Your task = Start at the top of the records and, please, print each line exactly through the line that contains "const pctTicks = [60, 70, 80, 90, 100];", leaving out all pictures.

Exercise materials =
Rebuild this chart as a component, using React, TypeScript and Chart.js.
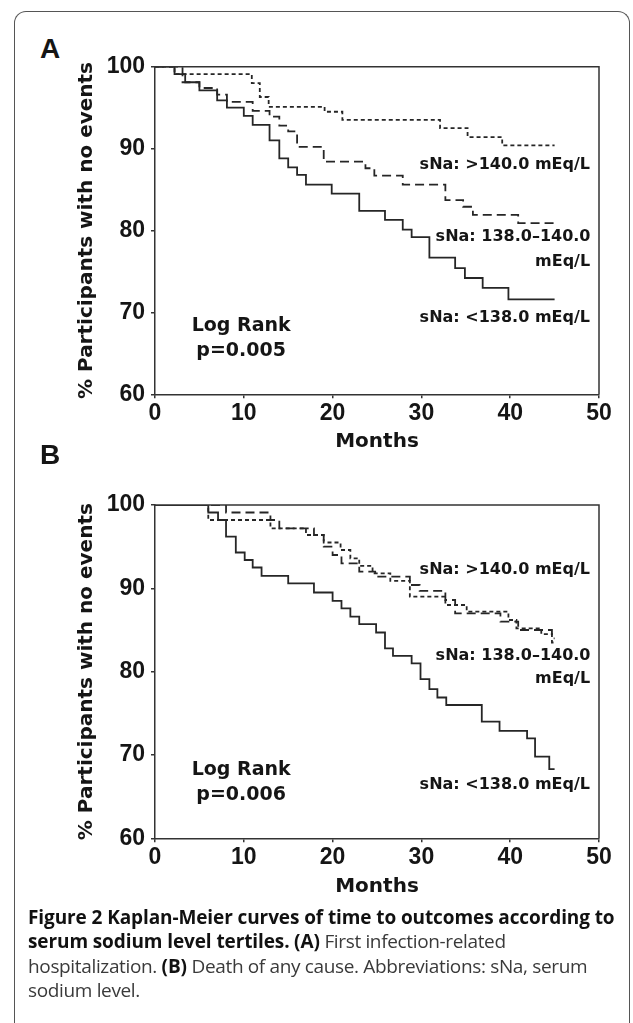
import React, { useEffect, useRef } from "react";
import { Chart, registerables } from "chart.js";

Chart.register(...registerables);

// ---- axis ticks ----
const monthTicks = [0, 10, 20, 30, 40, 50];
const pctTicks = [60, 70, 80, 90, 100];

// ---- Panel A: first infection-related hospitalization ----
const aHighMonths = [0, 2.2, 10.9, 11.8, 12.8, 19.1, 21.1, 32.1, 35.2, 39.1, 45];
const aHighPct = [100, 99.1, 98.0, 96.3, 95.1, 94.5, 93.5, 92.5, 91.4, 90.4, 90.4];
const aMidMonths = [0, 3.1, 5.0, 7.0, 8.1, 11.0, 12.9, 14.0, 15.0, 16.0, 19.0, 23.7, 24.7, 27.9, 32.7, 34.7, 35.8, 40.9, 45];
const aMidPct = [100, 98.1, 97.4, 96.6, 95.7, 94.6, 93.9, 92.8, 92.1, 90.2, 88.4, 87.6, 86.7, 85.6, 83.7, 82.9, 81.9, 80.9, 80.9];
const aLowMonths = [0, 2.2, 3.4, 5.0, 7.0, 8.1, 10.0, 11.0, 12.9, 14.0, 15.0, 16.0, 17.0, 19.9, 23.0, 25.9, 27.9, 28.9, 30.9, 33.8, 34.9, 36.9, 39.8, 45];
const aLowPct = [100, 99.1, 98.1, 97.1, 95.9, 95.0, 94.0, 92.9, 91.0, 88.8, 87.7, 86.8, 85.6, 84.5, 82.4, 81.3, 80.1, 79.2, 76.7, 75.4, 74.2, 73.0, 71.6, 71.6];

// ---- Panel B: death of any cause ----
const bHighMonths = [0, 6.0, 13.0, 17.0, 19.0, 20.9, 22.0, 23.0, 24.5, 26.5, 28.7, 32.7, 35.1, 39.8, 40.7, 43.5, 44.7, 45];
const bHighPct = [100, 98.2, 97.2, 96.4, 95.5, 94.6, 93.6, 92.7, 91.8, 90.9, 89.0, 88.0, 87.2, 86.2, 85.2, 84.5, 83.5, 83.5];
const bMidMonths = [0, 8.0, 13.0, 14.0, 17.9, 19.0, 20.0, 21.0, 23.0, 24.8, 28.7, 29.8, 32.7, 33.8, 38.9, 40.9, 44.7, 45];
const bMidPct = [100, 99.1, 98.2, 97.2, 96.4, 95.0, 94.0, 93.0, 92.0, 91.4, 90.4, 89.7, 88.6, 87.0, 86.0, 85.0, 84.0, 84.0];
const bLowMonths = [0, 6.0, 7.1, 8.0, 9.1, 10.1, 11.0, 12.0, 15.0, 17.9, 20.0, 21.0, 22.0, 23.0, 24.9, 25.9, 26.8, 28.9, 29.9, 30.9, 31.8, 32.8, 36.8, 38.8, 41.9, 42.8, 44.4, 45];
const bLowPct = [100, 99.1, 98.2, 96.2, 94.3, 93.4, 92.5, 91.5, 90.6, 89.5, 88.5, 87.6, 86.6, 85.7, 84.7, 82.8, 81.9, 81.0, 79.1, 77.9, 76.9, 76.0, 74.0, 72.9, 72.0, 69.8, 68.3, 68.3];

// ---- labels ----
const yTitle = "% Participants with no events";
const xTitle = "Months";
const labelHigh = "sNa: >140.0 mEq/L";
const labelMid1 = "sNa: 138.0\u2013140.0";
const labelMid2 = "mEq/L";
const labelLow = "sNa: <138.0 mEq/L";
const logRank = "Log Rank";
const pA = "p=0.005";
const pB = "p=0.006";

const NOTE_FONT = 'bold 16px "DejaVu Sans"';
const LR_FONT = 'bold 19px "DejaVu Sans"';
const INK = "#151515";
const LINE = "#262626";

const notesPlugin = {
  id: "notes",
  afterDatasetsDraw(chart: any, _a: any, opts: any) {
    const { ctx, scales } = chart;
    ctx.save();
    ctx.fillStyle = INK;
    ctx.textBaseline = "middle";
    for (const n of opts.items || []) {
      ctx.font = n.font;
      ctx.textAlign = n.align;
      ctx.fillText(n.text, scales.x.getPixelForValue(n.x), scales.y.getPixelForValue(n.y));
    }
    ctx.restore();
  },
};

const framePlugin = {
  id: "frame",
  afterDraw(chart: any) {
    const { ctx, chartArea: a } = chart;
    ctx.save();
    ctx.strokeStyle = "#333";
    ctx.lineWidth = 1.5;
    ctx.beginPath();
    ctx.moveTo(a.left, a.top);
    ctx.lineTo(a.right, a.top);
    ctx.lineTo(a.right, a.bottom);
    ctx.stroke();
    ctx.restore();
  },
};

type Series = { t: number[]; v: number[]; dash: number[] };
type Box = { left: number; top: number; width: number; height: number; padTop: number; padRight: number; padBottom: number; yAxisW: number; xAxisH: number };

function KMPanel({ series, notes, box }: { series: Series[]; notes: any[]; box: Box }) {
  const ref = useRef<HTMLCanvasElement>(null);
  useEffect(() => {
    const tickFont = { family: '"Liberation Sans", Arial, sans-serif', size: 23, weight: "bold" as const };
    const titleFont = { family: '"DejaVu Sans", sans-serif', size: 20, weight: "bold" as const };
    const chart = new Chart(ref.current!, {
      type: "line",
      data: {
        datasets: series.map((s) => ({
          data: s.t.map((t, i) => ({ x: t, y: s.v[i] })),
          borderColor: LINE,
          borderWidth: 1.8,
          borderDash: s.dash,
          stepped: "before" as const,
          pointRadius: 0,
          fill: false,
        })),
      },
      options: {
        responsive: false,
        animation: false,
        events: [],
        layout: { padding: { top: box.padTop, right: box.padRight, bottom: box.padBottom, left: 0 } },
        plugins: { legend: { display: false }, tooltip: { enabled: false }, notes: { items: notes } } as any,
        scales: {
          x: {
            type: "linear",
            min: 0,
            max: 50,
            afterBuildTicks: (s: any) => {
              s.ticks = monthTicks.map((value) => ({ value }));
            },
            afterFit: (s: any) => {
              s.height = box.xAxisH;
            },
            ticks: { font: tickFont, color: INK, padding: 2, maxRotation: 0, autoSkip: false },
            grid: { display: true, drawOnChartArea: false, drawTicks: true, tickLength: 4, color: "#333", lineWidth: 1.5 },
            border: { display: true, color: "#333", width: 1.5 },
            title: { display: true, text: xTitle, font: titleFont, color: INK, padding: { top: 0, bottom: 0 } },
          },
          y: {
            type: "linear",
            min: 60,
            max: 100,
            afterBuildTicks: (s: any) => {
              s.ticks = pctTicks.map((value) => ({ value }));
            },
            afterFit: (s: any) => {
              s.width = box.yAxisW;
            },
            ticks: { font: tickFont, color: INK, padding: 6 },
            grid: { display: true, drawOnChartArea: false, drawTicks: true, tickLength: 4, color: "#333", lineWidth: 1.5 },
            border: { display: true, color: "#333", width: 1.5 },
            title: { display: true, text: yTitle, font: titleFont, color: INK, padding: { top: 15, bottom: 0 } },
          },
        },
      },
      plugins: [notesPlugin as any, framePlugin as any],
    });
    return () => chart.destroy();
  }, []);
  return (
    <canvas
      ref={ref}
      width={box.width}
      height={box.height}
      style={{ position: "absolute", left: box.left, top: box.top, width: box.width, height: box.height }}
    />
  );
}

const solid: number[] = [];
const longDash = [9, 5];
const shortDash = [4, 3];

export default function App() {
  const aSeries: Series[] = [
    { t: aHighMonths, v: aHighPct, dash: shortDash },
    { t: aMidMonths, v: aMidPct, dash: longDash },
    { t: aLowMonths, v: aLowPct, dash: solid },
  ];
  const bSeries: Series[] = [
    { t: bHighMonths, v: bHighPct, dash: shortDash },
    { t: bMidMonths, v: bMidPct, dash: longDash },
    { t: bLowMonths, v: bLowPct, dash: solid },
  ];
  const aNotes = [
    { text: labelHigh, x: 29.8, y: 88.0, align: "left", font: NOTE_FONT },
    { text: labelMid1, x: 31.6, y: 79.2, align: "left", font: NOTE_FONT },
    { text: labelMid2, x: 49.0, y: 76.2, align: "right", font: NOTE_FONT },
    { text: labelLow, x: 29.8, y: 69.3, align: "left", font: NOTE_FONT },
    { text: logRank, x: 9.7, y: 68.3, align: "center", font: LR_FONT },
    { text: pA, x: 9.7, y: 65.3, align: "center", font: LR_FONT },
  ];
  const bNotes = [
    { text: labelHigh, x: 29.8, y: 92.2, align: "left", font: NOTE_FONT },
    { text: labelMid1, x: 31.6, y: 81.9, align: "left", font: NOTE_FONT },
    { text: labelMid2, x: 49.0, y: 79.1, align: "right", font: NOTE_FONT },
    { text: labelLow, x: 29.8, y: 66.4, align: "left", font: NOTE_FONT },
    { text: logRank, x: 9.7, y: 68.2, align: "center", font: LR_FONT },
    { text: pB, x: 9.7, y: 65.2, align: "center", font: LR_FONT },
  ];
  const boxA: Box = { left: 60, top: 40, width: 570, height: 420, padTop: 26.7, padRight: 31, padBottom: 6, yAxisW: 95, xAxisH: 59.7 };
  const boxB: Box = { left: 60, top: 478, width: 570, height: 427, padTop: 27, padRight: 31, padBottom: 6, yAxisW: 95, xAxisH: 60.7 };

  const panelLetter: React.CSSProperties = {
    position: "absolute",
    left: 40,
    fontFamily: '"Liberation Sans", Arial, sans-serif',
    fontWeight: "bold",
    fontSize: 28,
    lineHeight: "28px",
    color: INK,
  };
  const strong: React.CSSProperties = { color: "#111", letterSpacing: "-0.1px" };

  return (
    <div style={{ position: "absolute", left: 0, top: 0, width: 633, height: 1023, overflow: "hidden", background: "#fff" }}>
      <div
        style={{
          position: "absolute",
          left: 14,
          top: 11,
          width: 614,
          height: 1060,
          border: "1.5px solid #555",
          borderBottom: "none",
          borderRadius: "12px 12px 0 0",
        }}
      />
      <div style={{ ...panelLetter, top: 35 }}>A</div>
      <KMPanel series={aSeries} notes={aNotes} box={boxA} />
      <div style={{ ...panelLetter, top: 441 }}>B</div>
      <KMPanel series={bSeries} notes={bNotes} box={boxB} />
      <div
        style={{
          position: "absolute",
          left: 28,
          top: 905,
          fontFamily: '"Open Sans", sans-serif',
          fontSize: 19,
          lineHeight: "24.3px",
          color: "#3a3a3a",
          whiteSpace: "nowrap",
          letterSpacing: "-0.35px",
        }}
      >
        <div>
          <b style={strong}>Figure 2 Kaplan-Meier curves of time to outcomes according to</b>
        </div>
        <div>
          <b style={strong}>serum sodium level tertiles.</b> <b style={strong}>(A)</b> First infection-related
        </div>
        <div>
          hospitalization. <b style={strong}>(B)</b> Death of any cause. Abbreviations: sNa, serum
        </div>
        <div>sodium level.</div>
      </div>
    </div>
  );
}
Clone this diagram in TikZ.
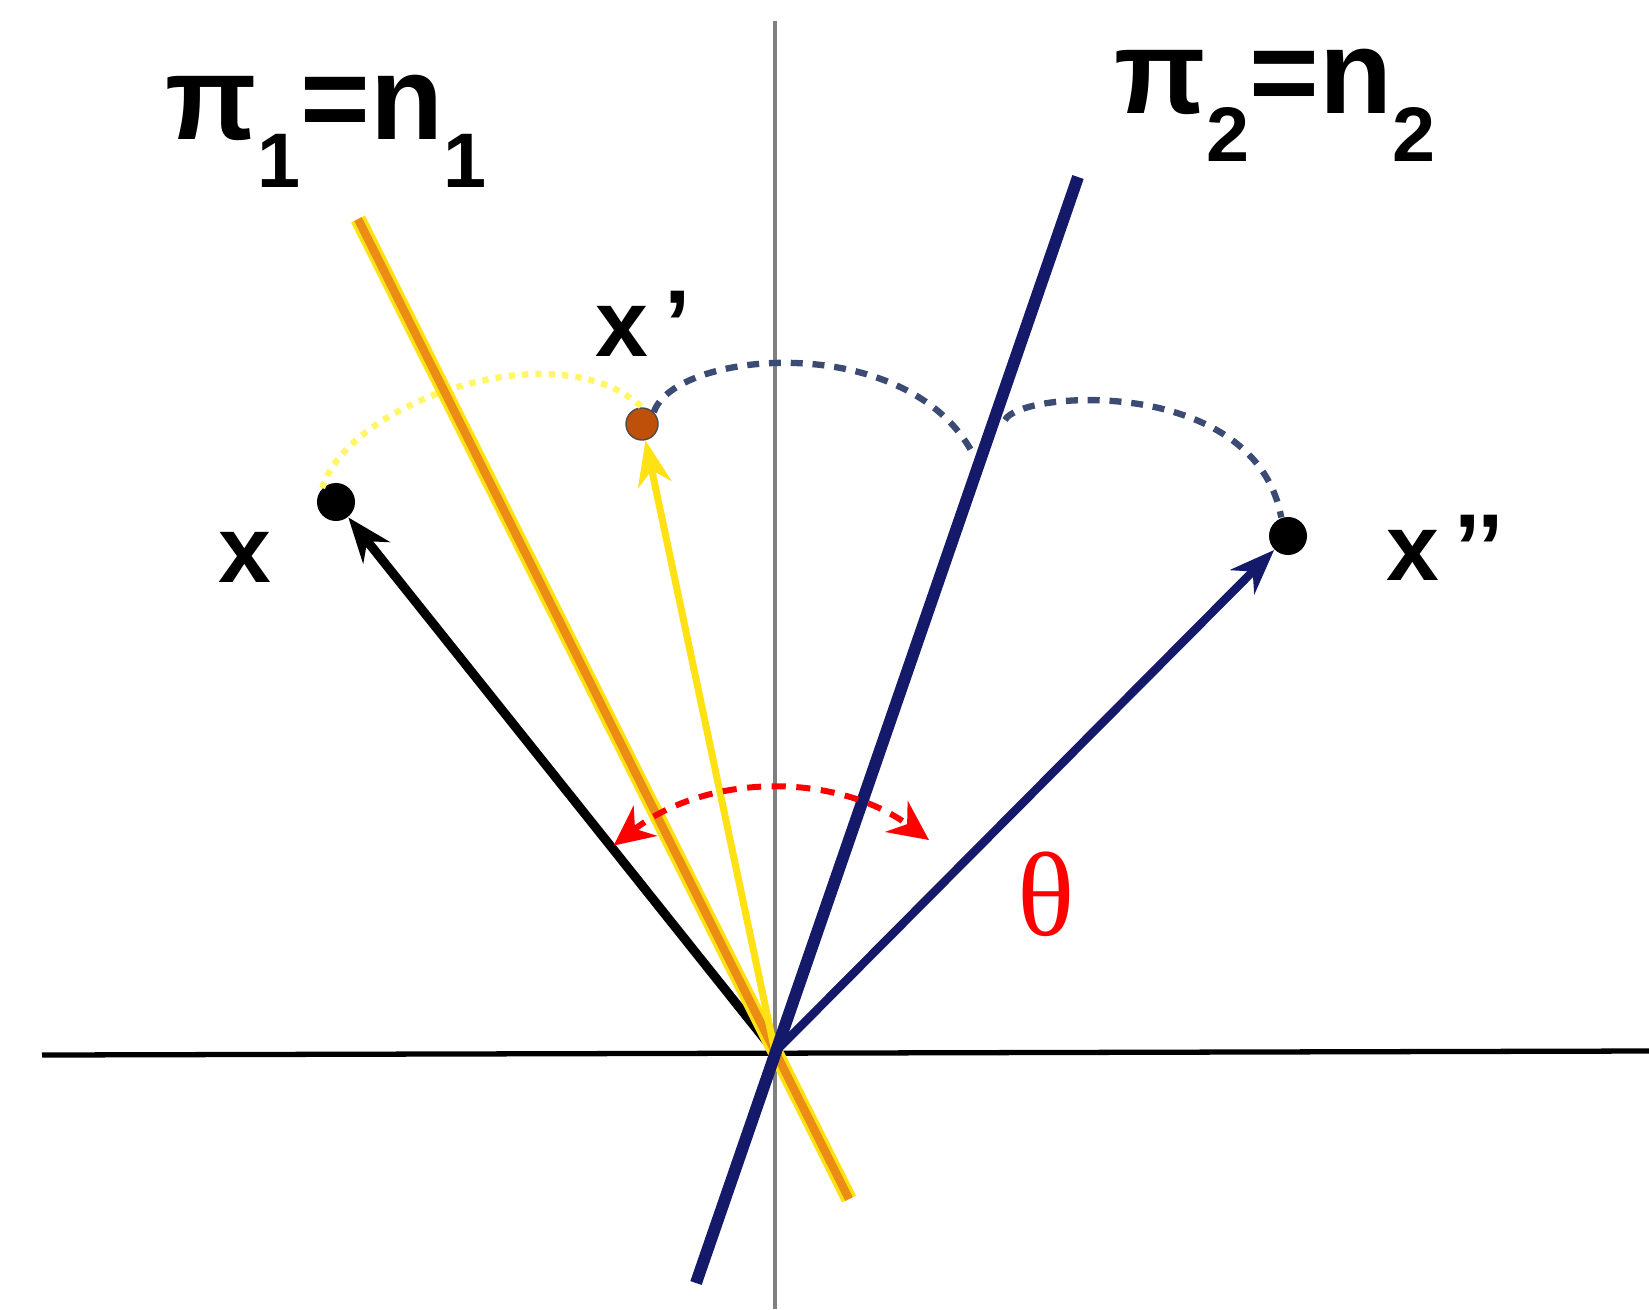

Output below =
Rebuild this chart as a component, using React, TypeScript and Chart.js.
import React, { useEffect, useRef } from "react";
import { Chart, registerables } from "chart.js";

Chart.register(...registerables);

// ---- axis ticks ----
const monthTicks = [0, 10, 20, 30, 40, 50];
const pctTicks = [60, 70, 80, 90, 100];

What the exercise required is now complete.